Теперь я — слушатель — остался один на один с певцом и ощущаю с волнением: как он горюет за тех, о ком поет! Сентиментальный рассказ о вере двух погибающих солдат в своего военного вождя захватил всех нас, сидящих в зале. Да, пока Шаляпин исполнял песнь о двух гренадерах, я чувствовал себя чем-то вроде бонапартиста. Очень жалко гренадеров; хочется, чтобы мечты их исполнились, и поскорее!..
Огромная человеческая печаль трепещет в богатых переливах шаляпинского голоса. Печаль и сопутствующая ей надежда. Вот этой надеждой, верою в то, что сбудется желаемое, окрашено исполнение Шаляпина. А ведь путь к свершению несбыточной мечты был тяжелый. О том и повествует Федор Иванович, приглашая нас преклониться перед силою веры двух простых людей, воинов-патриотов, уже стариков и таких стойких в единственном деле своей бесхитростной жизни!..
Артист одновременно показывает нам, почти будто в драме, наглядно и ясно, героев романса и ни на секунду не исчезает сам, как певец, рассказчик, гигантски обогащенный музыкой, обогащенный силой и виртуозностью своего голоса, своим талантом. Любовь к двум старым солдатам, уважение к стойкой мечте их звучит в пении, в жестах, в мимике Шаляпина.
В финале песни, как известно, музыка переходит на «Марсельезу». И вот когда гремят бессмертные созвучия гениального гимна французской революции, а сюжет песни доходит до апогея, — зрители откровенно плачут. Ей-богу, я еще и сегодня помню, как по коже у меня бегали мурашки от сочетания мелодии «Марсельезы» с пением Шаляпина. Нужды нет, что к гимну революции пристегнут Генрихом Гейне любимый им (но отнюдь не нами) император. В эти минуты, повторяю, начинает казаться, что Наполеон — это тоже очень хорошо.
Тут выйдет к тебе император!..—
гремит шаляпинский бас, словно величественное и патетическое тутти в симфоническом оркестре.

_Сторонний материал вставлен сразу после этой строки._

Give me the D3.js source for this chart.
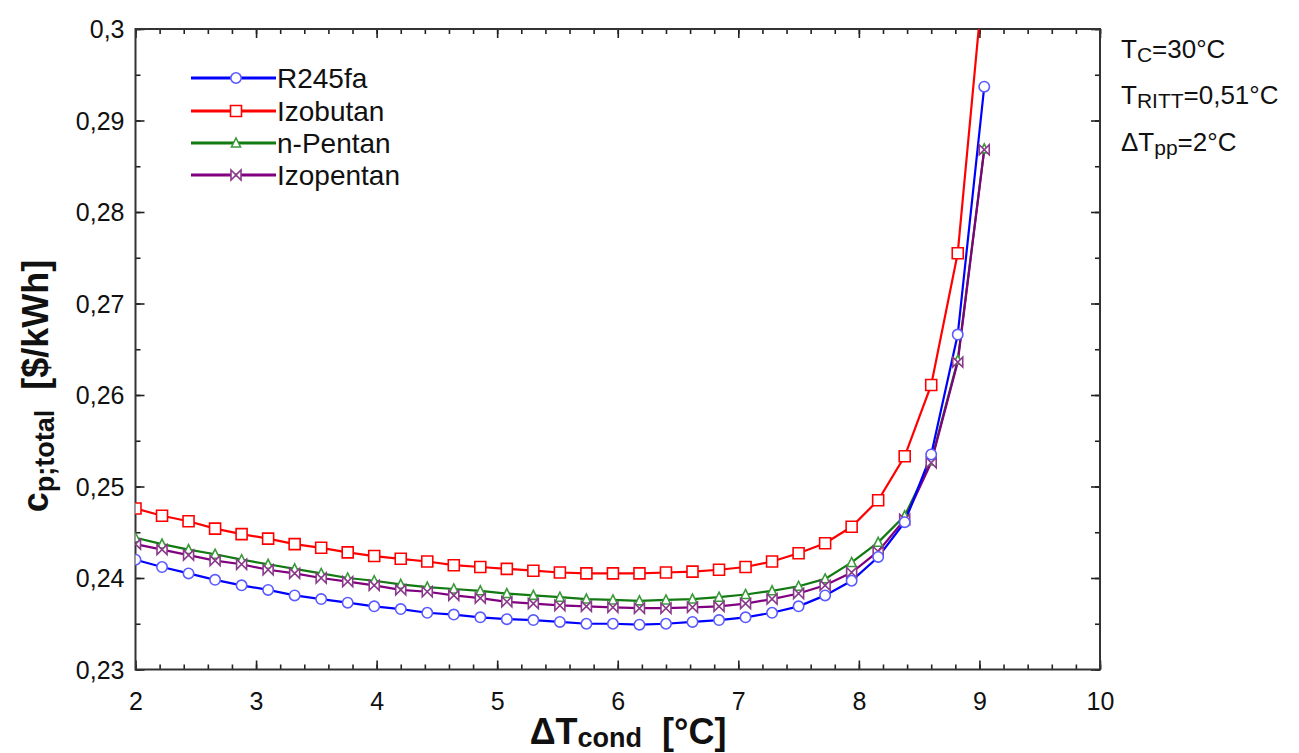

И тебе хочется, чтобы этот увертливый император действительно появился бы и приласкал своих воинов за их ратные подвиги, терпение, за все земные муки, что приняты были ими во имя этого императора!..
Кончился романс. Опять началась овация. Но она стала еще более неистовой. Оно и понятно: сладостное волнение, испытанное всем залом благодаря великому искусству артиста, еще не остыло. Аффект, вызванный певцом, должен найти себе выход. И самое естественное — вылить свое возбуждение в проявлениях благодарности тому, кто одарил тебя этим счастьем.
А слышать Шаляпина было воистину счастьем.
Федор Иванович благосклонно принимает аплодисменты и клики аудитории. Он по-прежнему царственно великолепен, он улыбается. Но и на нем отразилось богатое содержание его песен. Не холодным виртуозом пел он о красоте природы, о любви, патриотизме, о надеждах и мечтах… Шаляпин сам растроган. Благодарное утомление артиста смягчило его. Меньше уверенности в его поклонах. Нельзя усмотреть иронии в улыбках и всех вообще его манерах хозяина над публикой (а хозяин он стал в еще большей степени).
Не торопясь, как и прежде, Шаляпин уходит с эстрады, исчезает за гардиной, прикрывающей дверь. Через некоторое время он возвращается и уже снисходительно слушает бешеный вой, в котором почти невозможно распознать короткое словечко «бис!!!». Шаляпин подходит к рампе. Наиболее восторженные почитатели его таланта теснятся у помоста и, не закрывая ртов, вопят, глядя выпученными глазами на Федора Ивановича. А он благодарит каждого из них, останавливаясь на несколько мгновений ласковым взором на лице того или другого поклонника.